The interaction between a target and its modulator can happen in a variety of ways, all of them resulting in the variation of the target activity at steady state. Although the final result could be identical, the way it is achieved is of extreme relevance for the therapeutic use of potential modulators. As an example, ATP competitive kinase inhibitors might be active on all kinases (and other proteins) with a homologous ATP binding domain.
The study of the mode of action (MoA) of a lead compound or drug candidate is typically carried out early on in the process of selecting a lead series. We use this information to prioritize series in hit-to-lead efforts or to drive the hit discovery process when one single mode of action is desired. To achieve this result, we apply biochemical techniques as well as biophysical orthogonal readouts.
MoA selective assay design
The primary biochemical assay used for hit identification can be designed in a way to facilitate the identification of modulators with a desired MoA. We typically achieve this by using high/low reagent concentrations in order to make the binding competition easier or harder.

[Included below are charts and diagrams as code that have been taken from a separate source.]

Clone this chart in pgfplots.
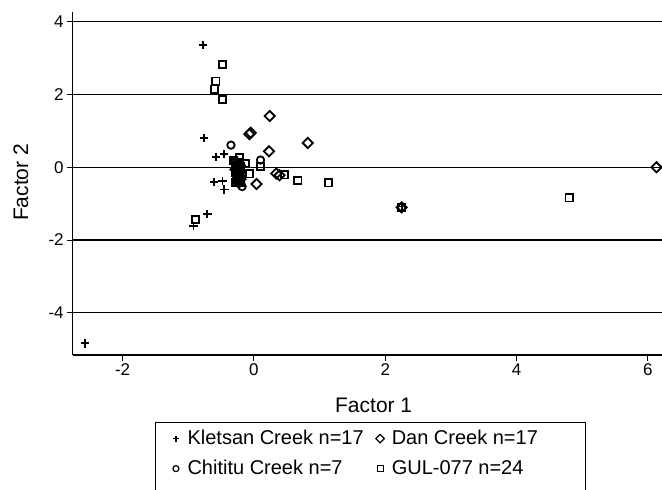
\documentclass[border=0pt]{standalone}
\usepackage{fontspec}
\setmainfont{Liberation Sans}
\usepackage{pgfplots}
\pgfplotsset{compat=1.18}

% factor scores, one table per source
\pgfplotstableread{
x y
-0.78 3.37
-0.76 0.81
-0.58 0.29
-0.46 0.36
-0.61 -0.40
-0.48 -0.38
-0.45 -0.61
-0.71 -1.28
-0.92 -1.61
-2.57 -4.84
2.25 -1.08
-0.205 0.12
-0.28 0.03
-0.255 -0.06
-0.205 -0.15
-0.28 -0.24
-0.28 -0.33
}\kletsan

\pgfplotstableread{
x y
0.24 1.41
-0.05 0.95
-0.07 0.91
0.82 0.67
0.23 0.44
0.34 -0.17
0.39 -0.22
0.04 -0.46
6.13 0.00
2.25 -1.10
-0.255 0.12
-0.205 0.03
-0.28 -0.06
-0.23 -0.15
-0.255 -0.24
-0.205 -0.33
-0.23 -0.42
}\dan

\pgfplotstableread{
x y
-0.35 0.61
0.10 0.20
-0.18 -0.53
2.25 -1.10
-0.23 0.03
-0.205 -0.24
-0.255 -0.42
}\chititu

\pgfplotstableread{
x y
-0.48 2.83
-0.58 2.37
-0.60 2.15
-0.48 1.87
-0.89 -1.43
0.67 -0.36
1.14 -0.43
0.47 -0.21
0.10 0.02
-0.07 -0.18
-0.22 0.26
-0.31 0.18
-0.13 0.11
4.80 -0.84
2.25 -1.10
-0.28 0.12
-0.23 0.12
-0.255 0.03
-0.205 -0.06
-0.28 -0.15
-0.23 -0.24
-0.255 -0.33
-0.205 -0.42
-0.28 -0.42
}\gul

\begin{document}
\begin{tikzpicture}
\begin{axis}[
    at={(0pt,0pt)}, anchor=south west,
    scale only axis,
    width=589pt, height=343pt,
    xmin=-2.76, xmax=6.21,
    ymin=-5.16, ymax=4.27,
    clip=false,
    axis x line*=bottom, axis y line*=left,
    axis line style={line width=1.3pt, -},
    xtick={-2,0,2,4,6},
    ytick={-4,-2,0,2,4},
    tick align=outside,
    major tick length=5.5pt,
    tick style={line width=1.1pt, black},
    ymajorgrids,
    major grid style={black, line width=1.3pt},
    /pgf/number format/assume math mode=true,
    ticklabel style={font=\fontsize{17}{20}\selectfont},
    xlabel={Factor 1}, ylabel={Factor 2},
    label style={font=\fontsize{21}{25}\selectfont},
    xlabel style={at={(axis description cs:0.511,-0.146)}, anchor=center},
    ylabel style={at={(axis description cs:-0.088,0.503)}, anchor=center},
    legend columns=2,
    legend cell align=left,
    legend image code/.code={%
        \draw[#1] plot coordinates {(10pt,0pt)};
        \path (0pt,0pt) (18pt,0pt);},
    legend style={
        name=leg,
        at={(axis description cs:0.14,-0.198)}, anchor=north west,
        draw=none,
        inner xsep=10pt, inner ysep=6pt,
        font=\fontsize{20}{24}\selectfont,
        row sep=11pt,
        nodes={inner sep=0pt, text height=15pt, text depth=4pt},
        /tikz/every odd column/.append style={column sep=3pt},
    },
    legend image post style={mark size=3pt, line width=1.2pt},
]
\addplot[only marks, black, line width=1.8pt, mark=+, mark size=4.2pt] table {\kletsan};
\addlegendentry{\makebox[182pt][l]{Kletsan Creek n=17}}
\addplot[only marks, black, line width=1.8pt, mark=square, mark size=3.6pt,
    mark options={rotate=45}] table {\dan};
\addlegendentry{Dan Creek n=17}
\addplot[only marks, black, line width=1.8pt, mark=o, mark size=3.7pt] table {\chititu};
\addlegendentry{\makebox[182pt][l]{Chititu Creek n=7}}
\addplot[only marks, black, line width=1.8pt, mark=square, mark size=3.6pt] table {\gul};
\addlegendentry{GUL-077 n=24}
\end{axis}
% legend frame, running past the bottom edge as in the reference
\draw[line width=1pt] (leg.north west) rectangle ++(430pt,-90pt);
\pgfresetboundingbox
\path[use as bounding box] (-72.7pt,-135pt) rectangle (589.3pt,355pt);
\end{tikzpicture}
\end{document}
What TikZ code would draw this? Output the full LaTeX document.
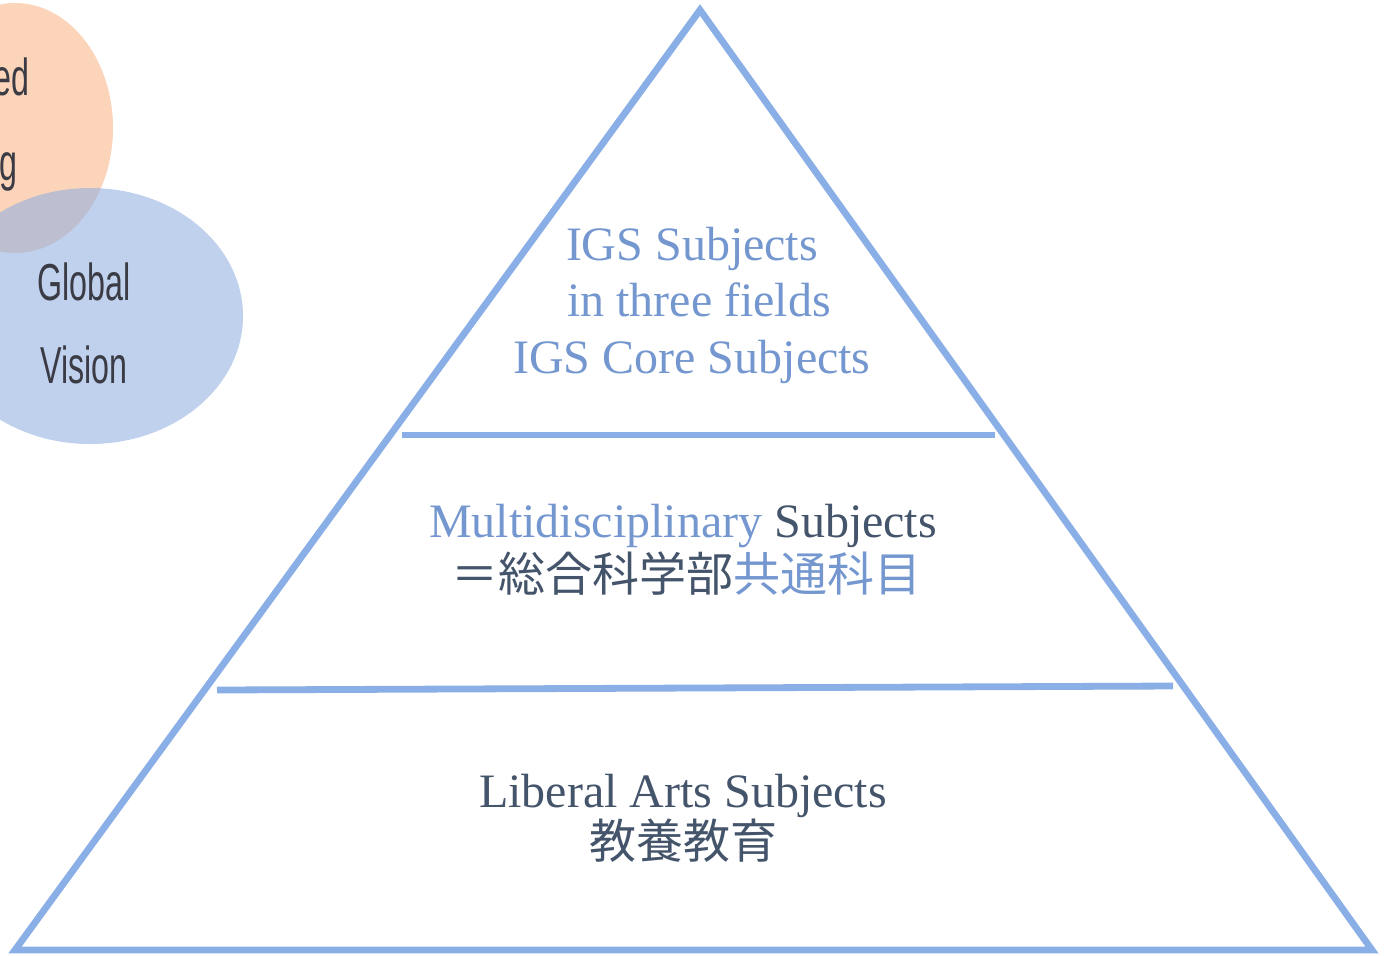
\documentclass[tikz,border=0pt]{standalone}
\usepackage{fontspec}
\setmainfont{Liberation Serif}
\newfontfamily\jpfont{Noto Sans CJK JP}
\newfontfamily\condfont[FakeStretch=0.62]{Liberation Sans}
\definecolor{pyramidline}{HTML}{89AFE6}
\definecolor{igsblue}{HTML}{7497CF}
\definecolor{darktext}{HTML}{44546A}
\definecolor{circletext}{HTML}{3B3B45}
\definecolor{orangefill}{HTML}{FBD4B9}
\definecolor{bluefill}{HTML}{94B2E0}

\begin{document}
\begin{tikzpicture}[
        x = 0.5pt, y = -0.5pt, % one unit = one pixel of the reference
        line width = 3.4pt, % pyramid lines
        line join = miter
    ]

    \tikzset{
        layer/.style = {draw = pyramidline},
        entext/.style = {anchor = base, inner sep = 0pt,
            font = \fontsize{24}{28}\selectfont},
        jptext/.style = {anchor = base, inner sep = 0pt,
            font = \jpfont\fontsize{23.5}{28}\selectfont},
        circlabel/.style = {anchor = base, inner sep = 0pt, text = circletext,
            font = \condfont\fontsize{26}{30}\selectfont}
    }

    \useasboundingbox (0,0) rectangle (1385,955);
    \clip (0,0) rectangle (1385,955);

    % the two circles on the left
    \fill[orangefill] (15,128) ellipse [x radius = 98, y radius = 125];
    \fill[bluefill, opacity = 0.6] (90,316) ellipse [x radius = 153, y radius = 128];

    \node[circlabel, anchor = base east] (ed) at (33,95) {ed};
    \node[circlabel, anchor = base east] (g) at (21,180) {g};
    \node[circlabel] (global) at (84,300) {Global};
    \node[circlabel] (vision) at (84,383) {Vision};

    % the pyramid
    \coordinate (top) at (700,10);
    \coordinate (bl) at (15,950);
    \coordinate (br) at (1372,950);
    \draw[layer] (top) -- (bl) -- (br) -- cycle;

    \coordinate (l1) at (402,435);
    \coordinate (r1) at (995,435);
    \coordinate (l2) at (217,690);
    \coordinate (r2) at (1173,686);
    \draw[layer] (l1) -- (r1);
    \draw[layer] (l2) -- (r2);

    % top layer
    \node[entext, text = igsblue] (igs) at (692,260) {IGS Subjects};
    \node[entext, text = igsblue] (fields) at (699,316) {in three fields};
    \node[entext, text = igsblue] (core) at (692,373) {IGS Core Subjects};

    % middle layer
    \node[entext, text = darktext] (multi) at (683,537)
        {\textcolor{igsblue}{Multidisciplinary} Subjects};
    \node[jptext, text = darktext] (multijp) at (686,591)
        {＝総合科学部\textcolor{igsblue}{共通科目}};

    % bottom layer
    \node[entext, text = darktext] (liberal) at (683,807) {Liberal Arts Subjects};
    \node[jptext, text = darktext] (liberaljp) at (683,858) {教養教育};
\end{tikzpicture}
\end{document}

The renaissance of covalent inhibitors
Despite being marginalized for years, covalent inhibitors are seeing a new resurgence. In fact, specific covalent inhibitors, when paired with a therapeutically meaningful target half-life, could result in very potent drugs with relatively low levels of side effects. We understand the importance of the time factor in studying covalent inhibitors, and we have long-standing experience in techniques such as jump-dilutions to confirm this mode of action.
MoAs determined to be activity based must be confirmed by orthogonal readouts. Our team has successfully used a variety of biophysical techniques such as SPR, LC-MS and NMR. In addition, our computational chemistry department greatly facilitates the interpretation of structural biology data and can help modelling the observed molecular interaction.
It is now clear that modern drug discovery cannot be carried out without taking into account binding kinetics. A long residence time (which we determine via SPR) is typically desirable for molecules without known mechanism-dependent toxicity. Nonetheless, kinetics data alone are not enough if not taken together with protein binding and compound clearance. Through the interplay between biology and pharmacology, our team can align all this parameters in the fastest way possible.
The success of a therapeutically relevant compound must be prepared in advance, considering all possible options and designing the tools to interrogate the biology in the smartest way. We have created a suite of tools and expertise to prioritize the most meaningful mode of action for a defined therapeutic intervention.